Begin with the opening line of the records and extract each line through the one holding "0.968, 0.975, 0.975]"; pictures are not part of the copy.
-------- RAW RECORDS --------
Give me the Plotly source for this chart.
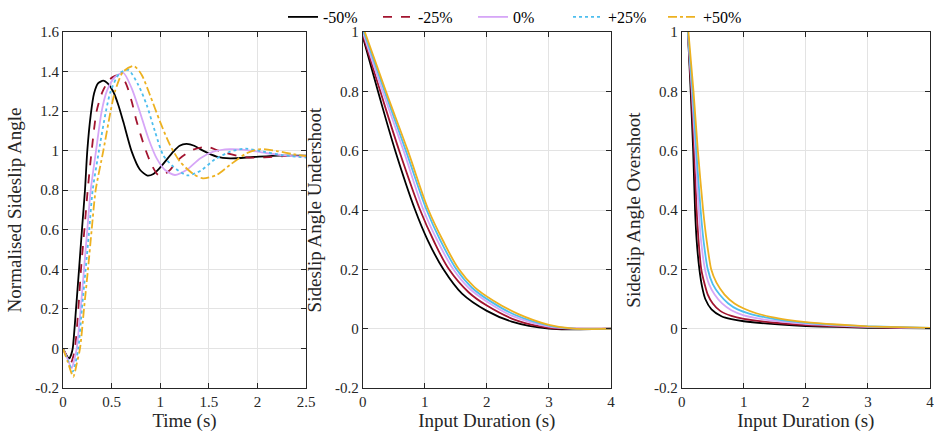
import plotly.graph_objects as go

# ---------------- data ----------------
series_labels = ["-50%", "-25%", "0%", "+25%", "+50%"]
series_colors = ["#000000", "#A2142F", "#D6A6F7", "#4DBEEE", "#EDB120"]
series_dashes = ["solid", "dash", "solid", "dot", "dashdot"]

# Panel 1: normalised sideslip angle vs time (s)
time_m50 = [0, 0.03, 0.065, 0.085, 0.1, 0.134, 0.165, 0.195, 0.226, 0.25, 0.285, 0.32, 0.36, 0.415, 0.46, 0.518, 0.57, 0.62, 0.707, 0.79, 0.868, 0.93, 1.0, 1.135, 1.2, 1.27, 1.35, 1.44, 1.58, 1.72, 1.96, 2.23, 2.5]
beta_m50 = [0, -0.03, -0.05, -0.03, 0.0, 0.2, 0.4, 0.6, 0.8, 1.0, 1.18, 1.29, 1.34, 1.354, 1.34, 1.298, 1.23, 1.147, 0.995, 0.905, 0.874, 0.882, 0.915, 0.995, 1.025, 1.034, 1.025, 1.0, 0.97, 0.961, 0.968, 0.975, 0.975]

time_m25 = [0, 0.04, 0.079, 0.1, 0.123, 0.158, 0.185, 0.22, 0.254, 0.295, 0.346, 0.408, 0.48, 0.56, 0.638, 0.707, 0.758, 0.844, 0.912, 0.98, 1.04, 1.1, 1.2, 1.34, 1.48, 1.6, 1.684, 1.89, 2.06, 2.27, 2.5]
beta_m25 = [0, -0.04, -0.075, -0.05, 0.0, 0.2, 0.4, 0.6, 0.8, 1.0, 1.2, 1.3, 1.36, 1.38, 1.349, 1.248, 1.147, 1.012, 0.928, 0.877, 0.88, 0.902, 0.96, 1.005, 1.02, 1.0, 0.987, 0.966, 0.966, 0.972, 0.972]

time_0 = [0, 0.045, 0.089, 0.115, 0.141, 0.182, 0.216, 0.25, 0.285, 0.34, 0.398, 0.45, 0.53, 0.62, 0.707, 0.79, 0.878, 0.964, 1.05, 1.152, 1.27, 1.41, 1.546, 1.718, 1.89, 2.1, 2.3, 2.5]
beta_0 = [0, -0.05, -0.1, -0.06, 0.0, 0.2, 0.4, 0.6, 0.8, 1.0, 1.2, 1.3, 1.37, 1.394, 1.315, 1.197, 1.063, 0.961, 0.902, 0.877, 0.902, 0.961, 0.995, 1.008, 1.003, 0.987, 0.975, 0.97]

time_p25 = [0, 0.05, 0.1, 0.13, 0.158, 0.195, 0.233, 0.27, 0.305, 0.37, 0.442, 0.49, 0.58, 0.672, 0.775, 0.861, 0.947, 1.03, 1.135, 1.28, 1.42, 1.56, 1.72, 1.88, 2.06, 2.25, 2.5]
beta_p25 = [0, -0.06, -0.117, -0.07, 0.0, 0.2, 0.4, 0.6, 0.8, 1.0, 1.2, 1.3, 1.39, 1.408, 1.332, 1.231, 1.096, 0.978, 0.919, 0.875, 0.9, 0.955, 0.995, 1.01, 0.995, 0.978, 0.965]

time_p50 = [0, 0.05, 0.106, 0.14, 0.175, 0.216, 0.257, 0.295, 0.336, 0.415, 0.49, 0.535, 0.62, 0.73, 0.81, 0.895, 0.998, 1.1, 1.204, 1.34, 1.44, 1.58, 1.718, 1.89, 2.03, 2.2, 2.37, 2.5]
beta_p50 = [0, -0.07, -0.143, -0.08, 0.0, 0.2, 0.4, 0.6, 0.8, 1.0, 1.2, 1.3, 1.4, 1.428, 1.383, 1.281, 1.147, 1.029, 0.944, 0.882, 0.86, 0.877, 0.928, 0.987, 1.008, 0.998, 0.982, 0.972]

# Panel 2: sideslip angle undershoot vs input duration (s)
dur_under_m50 = [0, 0.246, 0.524, 0.845, 1.05, 1.3, 1.6, 2.0, 2.4, 3.0, 3.5, 4.0]
under_m50 = [0.985, 0.8, 0.6, 0.4, 0.297, 0.2, 0.118, 0.06, 0.024, 0.0, -0.002, 0.0]
dur_under_m25 = [0, 0.283, 0.588, 0.925, 1.14, 1.39, 1.71, 2.0, 2.5, 3.0, 3.5, 4.0]
under_m25 = [0.99, 0.8, 0.6, 0.4, 0.298, 0.2, 0.122, 0.078, 0.026, 0.003, 0.0, 0.0]
dur_under_0 = [0, 0.32, 0.658, 0.979, 1.2, 1.46, 1.71, 2.01, 2.41, 3.0, 3.5, 4.0]
under_0 = [1.0, 0.8, 0.6, 0.4, 0.298, 0.2, 0.137, 0.09, 0.043, 0.007, 0.0, 0.0]
dur_under_p25 = [0, 0.353, 0.695, 1.03, 1.25, 1.51, 1.76, 2.06, 2.46, 3.0, 3.4, 4.0]
under_p25 = [1.01, 0.8, 0.6, 0.4, 0.298, 0.2, 0.138, 0.092, 0.046, 0.01, 0.0, 0.0]
dur_under_p50 = [0, 0.374, 0.727, 1.06, 1.29, 1.55, 1.8, 2.1, 2.5, 3.0, 3.4, 4.0]
under_p50 = [1.02, 0.8, 0.6, 0.4, 0.298, 0.2, 0.14, 0.095, 0.05, 0.013, 0.0, 0.0]

# Panel 3: sideslip angle overshoot vs input duration (s)
dur_over_m50 = [0.1, 0.145, 0.185, 0.215, 0.24, 0.285, 0.33, 0.38, 0.48, 0.64, 0.8, 1.0, 1.5, 2.0, 2.5, 3.0, 3.5, 4.0]
over_m50 = [1.0, 0.8, 0.6, 0.4, 0.3, 0.2, 0.14, 0.1, 0.065, 0.042, 0.032, 0.025, 0.015, 0.009, 0.006, 0.003, 0.002, 0.001]
dur_over_m25 = [0.1, 0.155, 0.2, 0.24, 0.27, 0.315, 0.37, 0.42, 0.5, 0.62, 0.8, 1.0, 1.5, 2.0, 2.5, 3.0, 3.5, 4.0]
over_m25 = [1.0, 0.8, 0.6, 0.4, 0.3, 0.2, 0.15, 0.115, 0.085, 0.06, 0.043, 0.033, 0.02, 0.012, 0.008, 0.005, 0.003, 0.002]
dur_over_0 = [0.1, 0.165, 0.22, 0.275, 0.31, 0.375, 0.44, 0.53, 0.65, 0.8, 1.0, 1.25, 1.5, 2.0, 2.5, 3.0, 3.5, 4.0]
over_0 = [1.0, 0.8, 0.6, 0.4, 0.3, 0.2, 0.15, 0.115, 0.085, 0.062, 0.045, 0.034, 0.026, 0.016, 0.01, 0.006, 0.004, 0.002]
dur_over_p25 = [0.1, 0.175, 0.235, 0.305, 0.35, 0.42, 0.5, 0.61, 0.75, 0.9, 1.1, 1.35, 1.6, 2.0, 2.5, 3.0, 3.5, 4.0]
over_p25 = [1.0, 0.8, 0.6, 0.4, 0.3, 0.2, 0.15, 0.115, 0.085, 0.065, 0.05, 0.038, 0.029, 0.02, 0.013, 0.008, 0.005, 0.003]
dur_over_p50 = [0.1, 0.19, 0.26, 0.345, 0.4, 0.475, 0.56, 0.69, 0.85, 1.0, 1.2, 1.45, 1.7, 2.0, 2.5, 3.0, 3.5, 4.0]
over_p50 = [1.02, 0.8, 0.6, 0.4, 0.3, 0.2, 0.155, 0.115, 0.085, 0.068, 0.052, 0.039, 0.03, 0.022, 0.014, 0.008, 0.005, 0.003]

# tick labels
p1_xticks = [0, 0.5, 1, 1.5, 2, 2.5]
p1_xtext = ["0", "0.5", "1", "1.5", "2", "2.5"]
p1_yticks = [-0.2, 0, 0.2, 0.4, 0.6, 0.8, 1.0, 1.2, 1.4, 1.6]
p1_ytext = ["-0.2", "0", "0.2", "0.4", "0.6", "0.8", "1", "1.2", "1.4", "1.6"]
p23_xticks = [0, 1, 2, 3, 4]
p23_xtext = ["0", "1", "2", "3", "4"]
p23_yticks = [-0.2, 0, 0.2, 0.4, 0.6, 0.8, 1.0]
p23_ytext = ["-0.2", "0", "0.2", "0.4", "0.6", "0.8", "1"]

# ---------------- figure ----------------
FONT = "Liberation Serif"
fig = go.Figure()

p1 = [(time_m50, beta_m50), (time_m25, beta_m25), (time_0, beta_0), (time_p25, beta_p25), (time_p50, beta_p50)]
p2 = [(dur_under_m50, under_m50), (dur_under_m25, under_m25), (dur_under_0, under_0), (dur_under_p25, under_p25), (dur_under_p50, under_p50)]
p3 = [(dur_over_m50, over_m50), (dur_over_m25, over_m25), (dur_over_0, over_0), (dur_over_p25, over_p25), (dur_over_p50, over_p50)]

for i in range(5):
    fig.add_trace(go.Scatter(x=p1[i][0], y=p1[i][1], mode="lines", name=series_labels[i],
                             line=dict(color=series_colors[i], dash=series_dashes[i], width=1.8,
                                       shape="spline", smoothing=0.7),
                             xaxis="x", yaxis="y", showlegend=True))
for i in range(5):
    fig.add_trace(go.Scatter(x=p2[i][0], y=p2[i][1], mode="lines", name=series_labels[i],
                             line=dict(color=series_colors[i], width=1.8, shape="spline", smoothing=1.0),
                             xaxis="x2", yaxis="y2", showlegend=False))
for i in range(5):
    fig.add_trace(go.Scatter(x=p3[i][0], y=p3[i][1], mode="lines", name=series_labels[i],
                             line=dict(color=series_colors[i], width=1.8, shape="spline", smoothing=0.6),
                             xaxis="x3", yaxis="y3", showlegend=False))

axis_common = dict(showline=True, linecolor="#262626", linewidth=1, mirror="ticks",
                   ticks="inside", ticklen=5, tickcolor="#262626", tickwidth=1,
                   showgrid=True, gridcolor="#e3e3e3", gridwidth=1, zeroline=False,
                   tickfont=dict(family=FONT, size=15, color="#262626"),
                   ticklabeloverflow="allow", automargin=False)
title_font = dict(family=FONT, size=19, color="#262626")

W, H = 934, 437
ydom = [(437 - 388) / H, (437 - 32) / H]

fig.update_layout(
    width=W, height=H,
    margin=dict(l=0, r=0, t=0, b=0),
    paper_bgcolor="white", plot_bgcolor="white",
    font=dict(family=FONT, color="#262626"),
    xaxis=dict(domain=[63 / W, 306 / W], range=[0, 2.5], anchor="y",
               tickvals=p1_xticks, ticktext=p1_xtext,
               title=dict(text="Time (s)", font=title_font, standoff=4), **axis_common),
    yaxis=dict(domain=ydom, range=[-0.2, 1.6], anchor="x",
               tickvals=p1_yticks, ticktext=p1_ytext,
               title=dict(text="Normalised Sideslip Angle", font=title_font, standoff=8), **axis_common),
    xaxis2=dict(domain=[362.7 / W, 611 / W], range=[0, 4], anchor="y2",
                tickvals=p23_xticks, ticktext=p23_xtext,
                title=dict(text="Input Duration (s)", font=title_font, standoff=4), **axis_common),
    yaxis2=dict(domain=ydom, range=[-0.2, 1.0], anchor="x2",
                tickvals=p23_yticks, ticktext=p23_ytext,
                title=dict(text="Sideslip Angle Undershoot", font=title_font, standoff=8), **axis_common),
    xaxis3=dict(domain=[681.7 / W, 930 / W], range=[0, 4], anchor="y3",
                tickvals=p23_xticks, ticktext=p23_xtext,
                title=dict(text="Input Duration (s)", font=title_font, standoff=4), **axis_common),
    yaxis3=dict(domain=ydom, range=[-0.2, 1.0], anchor="x3",
                tickvals=p23_yticks, ticktext=p23_ytext,
                title=dict(text="Sideslip Angle Overshoot", font=title_font, standoff=8), **axis_common),
    legend=dict(orientation="h", x=0.303, y=1.0, xanchor="left", yanchor="top",
                font=dict(family=FONT, size=16, color="#000000"),
                bgcolor="rgba(255,255,255,0)", entrywidth=50, entrywidthmode="pixels",
                tracegroupgap=0, itemwidth=30),
    showlegend=True,
)

fig.write_html("out.html")
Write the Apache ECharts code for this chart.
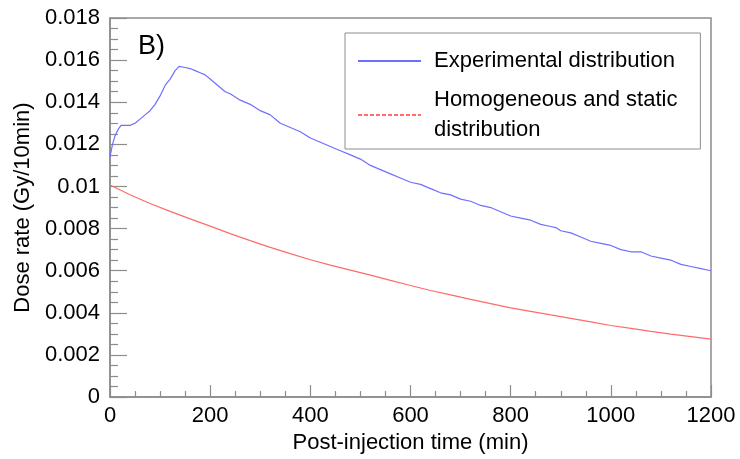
<!DOCTYPE html>
<html>
<head>
<meta charset="utf-8">
<script src="https://cdn.jsdelivr.net/npm/echarts@6/dist/echarts.min.js"></script>
<style>html,body{margin:0;padding:0;background:#fff}#c{width:740px;height:459px}</style>
</head>
<body>
<div id="c"></div>
<script>
const seriesNames = ["Experimental distribution", "Homogeneous and static\ndistribution"];
const expTime = [0,5,10,16,22,30,40,50,60,70,80,90,100,110,120,130,138,150,160,170,180,190,200,210,220,230,240,260,280,300,320,340,360,380,400,420,440,460,480,500,520,540,560,580,600,620,640,660,680,700,720,740,760,780,800,820,840,860,880,890,900,920,940,960,980,1000,1020,1040,1060,1080,1100,1120,1140,1160,1180,1200];
const expDose = [0.0114,0.0120,0.0124,0.0127,0.0129,0.0129,0.0129,0.0130,0.0132,0.0134,0.0136,0.0139,0.0143,0.0148,0.0151,0.0155,0.0157,0.01565,0.0156,0.0155,0.0154,0.0153,0.0151,0.0149,0.0147,0.0145,0.0144,0.0141,0.0139,0.0136,0.0134,0.0130,0.0128,0.0126,0.0123,0.0121,0.0119,0.0117,0.0115,0.0113,0.0110,0.0108,0.0106,0.0104,0.0102,0.0101,0.0099,0.0097,0.0096,0.0094,0.0093,0.0091,0.0090,0.0088,0.0086,0.0085,0.0084,0.0082,0.0081,0.00805,0.0079,0.0078,0.0076,0.0074,0.0073,0.0072,0.0070,0.0069,0.0069,0.0067,0.0066,0.0065,0.0063,0.0062,0.0061,0.0060];
const homTime = [0,40,80,120,160,200,240,280,320,360,400,440,480,520,560,600,640,680,720,760,800,840,880,920,960,1000,1040,1080,1120,1160,1200];
const homDose = [0.01007,0.00961,0.00919,0.00882,0.00846,0.00812,0.00776,0.00743,0.00711,0.00681,0.00652,0.00627,0.00603,0.00579,0.00554,0.00530,0.00506,0.00485,0.00464,0.00444,0.00424,0.00407,0.00390,0.00374,0.00357,0.00340,0.00326,0.00312,0.00299,0.00287,0.00275];
const xTitle = "Post-injection time (min)";
const yTitle = "Dose rate (Gy/10min)";
const panelLabel = "B)";

const FONT = "Liberation Sans";
const AX = "#8c8c8c";
const chart = echarts.init(document.getElementById('c'), null, {renderer: 'canvas'});
chart.setOption({
  animation: false,
  backgroundColor: '#ffffff',
  textStyle: {fontFamily: FONT},
  grid: {left: 110, right: 29, top: 18, bottom: 55, show: true, borderColor: AX, borderWidth: 1.5, backgroundColor: 'transparent'},
  graphic: [{type: 'text', left: 138, top: 33, style: {text: panelLabel, font: '27px "Liberation Sans"', fill: '#000'}}],
  legend: {
    orient: 'vertical', left: 345, top: 33,
    padding: [13, 23, 4, 12],
    itemGap: 9, itemWidth: 63, itemHeight: 14,
    borderColor: AX, borderWidth: 1, backgroundColor: '#fff',
    itemStyle: {opacity: 0},
    textStyle: {fontSize: 22, color: '#000', lineHeight: 30, fontFamily: FONT, padding: [0, 0, 0, 8]},
    data: [
      {name: seriesNames[0]},
      {name: seriesNames[1], lineStyle: {type: [4, 2]}}
    ]
  },
  xAxis: {
    type: 'value', min: 0, max: 1200, interval: 200,
    name: xTitle, nameLocation: 'middle', nameGap: 27,
    nameTextStyle: {fontSize: 22, color: '#000', fontFamily: FONT},
    axisLine: {show: true, onZero: false, lineStyle: {color: AX, width: 1.5}},
    axisTick: {show: true, inside: true, length: 12, lineStyle: {color: AX, width: 1.2}},
    minorTick: {show: true, splitNumber: 4, length: 6, lineStyle: {color: AX, width: 1.2}},
    axisLabel: {fontSize: 22, color: '#000', margin: 8, fontFamily: FONT, formatter: v => String(v)},
    splitLine: {show: false}
  },
  yAxis: {
    type: 'value', min: 0, max: 0.018, interval: 0.002,
    name: yTitle, nameLocation: 'middle', nameGap: 74, nameRotate: 90,
    nameTextStyle: {fontSize: 22, color: '#000', fontFamily: FONT},
    axisLine: {show: true, onZero: false, lineStyle: {color: AX, width: 1.5}},
    axisTick: {show: true, inside: true, length: 17, lineStyle: {color: AX, width: 1.2}},
    minorTick: {show: true, splitNumber: 4, length: 8, lineStyle: {color: AX, width: 1.2}},
    axisLabel: {fontSize: 22, color: '#000', margin: 10, fontFamily: FONT,
      formatter: v => String(parseFloat(v.toFixed(4)))},
    splitLine: {show: false}
  },
  series: [
    {name: seriesNames[0], type: 'line', symbol: 'none', smooth: false,
     lineStyle: {color: '#6f6fff', width: 1.2}, itemStyle: {color: '#6f6fff'},
     data: expTime.map((t, i) => [t, expDose[i]])},
    {name: seriesNames[1], type: 'line', symbol: 'none', smooth: false,
     lineStyle: {color: '#ff6a6a', width: 1.2}, itemStyle: {color: '#ff6a6a'},
     data: homTime.map((t, i) => [t, homDose[i]])}
  ]
});
</script>
</body>
</html>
--------
### REPLY TO THE TASK
Give me the Plotly source for this chart.
import plotly.graph_objects as go

# ---------------- data ----------------
series_labels = ["-50%", "-25%", "0%", "+25%", "+50%"]
series_colors = ["#000000", "#A2142F", "#D6A6F7", "#4DBEEE", "#EDB120"]
series_dashes = ["solid", "dash", "solid", "dot", "dashdot"]

# Panel 1: normalised sideslip angle vs time (s)
time_m50 = [0, 0.03, 0.065, 0.085, 0.1, 0.134, 0.165, 0.195, 0.226, 0.25, 0.285, 0.32, 0.36, 0.415, 0.46, 0.518, 0.57, 0.62, 0.707, 0.79, 0.868, 0.93, 1.0, 1.135, 1.2, 1.27, 1.35, 1.44, 1.58, 1.72, 1.96, 2.23, 2.5]
beta_m50 = [0, -0.03, -0.05, -0.03, 0.0, 0.2, 0.4, 0.6, 0.8, 1.0, 1.18, 1.29, 1.34, 1.354, 1.34, 1.298, 1.23, 1.147, 0.995, 0.905, 0.874, 0.882, 0.915, 0.995, 1.025, 1.034, 1.025, 1.0, 0.97, 0.961, 0.968, 0.975, 0.975]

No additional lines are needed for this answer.